The helicopter pilot, a former mugger who’s missing a front tooth from on-the-job hardship, touched down unexpectedly with another wolf aboard. It was a big female from the Dell Creek Pack whose thick black fur had started graying. A smudge of blood on the underside of the wolf’s tail told the biologist she was in estrus. Her torso was cylindrical, likely full of elk, unlike her sleek counterparts from the Horse Creek Pack. Impressive specimen, Mills remarked.

“That’s the biggest female I’ve ever handled,” Mills said. “Look at that canine — that’s one of the biggest I’ve ever seen. She’s got a full gut, I’m sure of it. She’s a big ’un.

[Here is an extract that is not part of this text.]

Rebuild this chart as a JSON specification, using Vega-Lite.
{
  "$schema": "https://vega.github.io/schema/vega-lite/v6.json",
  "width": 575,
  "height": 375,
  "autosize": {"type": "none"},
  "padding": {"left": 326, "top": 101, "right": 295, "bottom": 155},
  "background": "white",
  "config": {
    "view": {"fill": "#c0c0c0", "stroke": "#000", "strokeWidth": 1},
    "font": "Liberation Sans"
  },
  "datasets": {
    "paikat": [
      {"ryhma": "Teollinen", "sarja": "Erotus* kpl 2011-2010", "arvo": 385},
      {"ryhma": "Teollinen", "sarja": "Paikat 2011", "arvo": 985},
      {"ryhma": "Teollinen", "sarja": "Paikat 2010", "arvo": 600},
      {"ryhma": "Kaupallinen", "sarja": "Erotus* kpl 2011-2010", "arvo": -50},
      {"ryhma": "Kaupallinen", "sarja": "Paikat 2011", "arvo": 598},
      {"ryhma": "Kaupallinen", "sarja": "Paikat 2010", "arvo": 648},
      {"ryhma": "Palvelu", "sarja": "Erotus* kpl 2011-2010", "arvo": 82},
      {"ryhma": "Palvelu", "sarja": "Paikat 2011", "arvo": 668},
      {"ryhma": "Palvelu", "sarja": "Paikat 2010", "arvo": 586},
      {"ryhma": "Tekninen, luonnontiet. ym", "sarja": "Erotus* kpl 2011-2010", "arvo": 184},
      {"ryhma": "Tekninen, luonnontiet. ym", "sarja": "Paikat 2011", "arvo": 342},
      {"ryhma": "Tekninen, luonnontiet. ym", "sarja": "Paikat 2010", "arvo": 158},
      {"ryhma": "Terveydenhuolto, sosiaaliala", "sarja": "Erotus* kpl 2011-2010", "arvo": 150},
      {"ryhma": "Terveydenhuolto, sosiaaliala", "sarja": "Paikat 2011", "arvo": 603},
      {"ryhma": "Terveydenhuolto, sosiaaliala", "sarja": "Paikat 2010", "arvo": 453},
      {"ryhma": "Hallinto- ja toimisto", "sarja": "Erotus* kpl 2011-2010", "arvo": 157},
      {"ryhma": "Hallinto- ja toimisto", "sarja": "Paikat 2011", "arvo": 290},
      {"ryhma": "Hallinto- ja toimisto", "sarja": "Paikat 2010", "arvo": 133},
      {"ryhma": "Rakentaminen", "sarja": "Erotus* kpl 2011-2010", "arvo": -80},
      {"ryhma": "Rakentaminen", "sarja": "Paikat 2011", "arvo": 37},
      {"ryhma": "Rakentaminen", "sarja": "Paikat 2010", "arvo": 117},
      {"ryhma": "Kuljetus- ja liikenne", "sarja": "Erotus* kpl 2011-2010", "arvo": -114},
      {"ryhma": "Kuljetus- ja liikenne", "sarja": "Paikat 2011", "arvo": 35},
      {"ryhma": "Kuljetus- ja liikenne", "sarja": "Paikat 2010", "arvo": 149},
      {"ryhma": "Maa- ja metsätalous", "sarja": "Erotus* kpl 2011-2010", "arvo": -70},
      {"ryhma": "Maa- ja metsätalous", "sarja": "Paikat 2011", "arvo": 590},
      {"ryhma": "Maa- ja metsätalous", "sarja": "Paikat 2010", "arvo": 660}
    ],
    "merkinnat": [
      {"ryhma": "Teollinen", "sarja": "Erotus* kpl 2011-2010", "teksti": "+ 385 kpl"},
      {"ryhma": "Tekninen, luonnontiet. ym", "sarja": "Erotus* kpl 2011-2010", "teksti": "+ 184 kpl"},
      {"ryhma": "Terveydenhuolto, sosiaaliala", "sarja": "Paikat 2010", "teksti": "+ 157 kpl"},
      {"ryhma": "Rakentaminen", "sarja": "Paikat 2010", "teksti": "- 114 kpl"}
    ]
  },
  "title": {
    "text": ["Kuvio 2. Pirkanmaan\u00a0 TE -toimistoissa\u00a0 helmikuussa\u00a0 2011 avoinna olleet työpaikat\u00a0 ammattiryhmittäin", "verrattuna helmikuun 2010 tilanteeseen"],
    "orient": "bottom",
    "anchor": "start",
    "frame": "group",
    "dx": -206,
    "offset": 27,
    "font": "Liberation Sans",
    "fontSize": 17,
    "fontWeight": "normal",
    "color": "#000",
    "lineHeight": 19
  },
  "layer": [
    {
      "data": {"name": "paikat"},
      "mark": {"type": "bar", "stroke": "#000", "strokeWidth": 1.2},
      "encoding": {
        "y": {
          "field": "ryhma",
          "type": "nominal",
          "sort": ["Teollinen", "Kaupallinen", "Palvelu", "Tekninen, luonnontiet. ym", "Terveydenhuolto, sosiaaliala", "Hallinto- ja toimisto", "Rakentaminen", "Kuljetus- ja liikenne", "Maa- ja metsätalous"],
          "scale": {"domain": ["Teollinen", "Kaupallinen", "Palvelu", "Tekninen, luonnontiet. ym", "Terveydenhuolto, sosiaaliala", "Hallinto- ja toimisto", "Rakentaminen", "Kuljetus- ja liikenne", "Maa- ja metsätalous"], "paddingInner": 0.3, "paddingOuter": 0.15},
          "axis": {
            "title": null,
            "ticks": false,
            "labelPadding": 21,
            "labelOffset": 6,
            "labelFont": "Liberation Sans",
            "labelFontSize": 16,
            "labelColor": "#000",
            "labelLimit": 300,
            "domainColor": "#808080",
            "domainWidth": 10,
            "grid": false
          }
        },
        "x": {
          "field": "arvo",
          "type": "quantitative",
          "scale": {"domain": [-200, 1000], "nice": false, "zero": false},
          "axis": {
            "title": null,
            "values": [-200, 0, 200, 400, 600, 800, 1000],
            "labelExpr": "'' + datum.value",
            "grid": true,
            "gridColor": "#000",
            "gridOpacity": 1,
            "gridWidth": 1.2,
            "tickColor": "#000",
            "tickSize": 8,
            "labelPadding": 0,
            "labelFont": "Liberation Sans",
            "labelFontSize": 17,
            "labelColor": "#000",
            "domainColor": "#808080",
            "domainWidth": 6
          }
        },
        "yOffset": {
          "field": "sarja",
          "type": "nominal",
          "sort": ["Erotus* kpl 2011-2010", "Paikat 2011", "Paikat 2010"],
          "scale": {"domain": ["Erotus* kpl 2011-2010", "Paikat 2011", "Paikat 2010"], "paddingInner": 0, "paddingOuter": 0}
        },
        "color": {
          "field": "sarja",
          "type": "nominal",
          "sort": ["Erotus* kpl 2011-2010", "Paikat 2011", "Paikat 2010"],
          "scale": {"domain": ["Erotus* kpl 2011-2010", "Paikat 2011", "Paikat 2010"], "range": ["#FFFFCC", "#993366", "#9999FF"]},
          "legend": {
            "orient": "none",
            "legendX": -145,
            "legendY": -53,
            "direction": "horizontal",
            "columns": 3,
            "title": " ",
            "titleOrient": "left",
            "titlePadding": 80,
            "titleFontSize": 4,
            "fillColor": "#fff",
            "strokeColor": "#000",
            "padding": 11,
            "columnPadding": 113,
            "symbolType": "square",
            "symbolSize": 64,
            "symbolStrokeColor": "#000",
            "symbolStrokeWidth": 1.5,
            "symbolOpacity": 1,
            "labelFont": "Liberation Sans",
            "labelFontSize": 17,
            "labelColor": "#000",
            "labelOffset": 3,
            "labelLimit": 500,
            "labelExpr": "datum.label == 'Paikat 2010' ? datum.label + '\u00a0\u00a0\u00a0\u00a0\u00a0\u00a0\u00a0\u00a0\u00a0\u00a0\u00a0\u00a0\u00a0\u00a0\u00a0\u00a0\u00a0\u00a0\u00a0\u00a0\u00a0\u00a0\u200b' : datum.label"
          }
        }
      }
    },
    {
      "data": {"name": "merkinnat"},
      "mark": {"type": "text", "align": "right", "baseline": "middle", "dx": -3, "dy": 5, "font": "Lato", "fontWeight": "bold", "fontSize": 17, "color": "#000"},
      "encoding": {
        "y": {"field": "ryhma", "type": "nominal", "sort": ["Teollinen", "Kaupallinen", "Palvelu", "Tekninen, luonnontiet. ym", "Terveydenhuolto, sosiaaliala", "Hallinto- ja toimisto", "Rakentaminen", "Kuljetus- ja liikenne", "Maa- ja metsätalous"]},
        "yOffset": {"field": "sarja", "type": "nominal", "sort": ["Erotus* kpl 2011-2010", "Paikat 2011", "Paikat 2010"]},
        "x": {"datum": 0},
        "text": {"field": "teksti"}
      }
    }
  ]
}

“Everyone thinks every wolf is just humongous,” he said. “Everyone thinks they have this easy life. But a wolf like this that’s just humongous is just not the norm. It just isn’t. Even though the Horse Creek wolves are sitting on a feedground, it’s not like they’re picking off an elk every night.”

Mills chauffeured the sedated Horse Creek female all the way to Fishermen’s Creek trailhead before she warmed enough to be flown back to her territory and safely released. As the afternoon progressed, her temperature steadily climbed back to normal and she regained enough consciousness and motor skills to lift her head.

Through her whole ordeal Mills kept close tabs on the young wolf’s temperature and breathing, and pinched her tongue to reveal how quickly her blood was flowing. If color doesn’t quickly return, it’s a bad sign. At one point he squeezed her tongue, watched the color rush back, briskly petted the wolf’s head and closed the door to an uncomfortably warm pickup.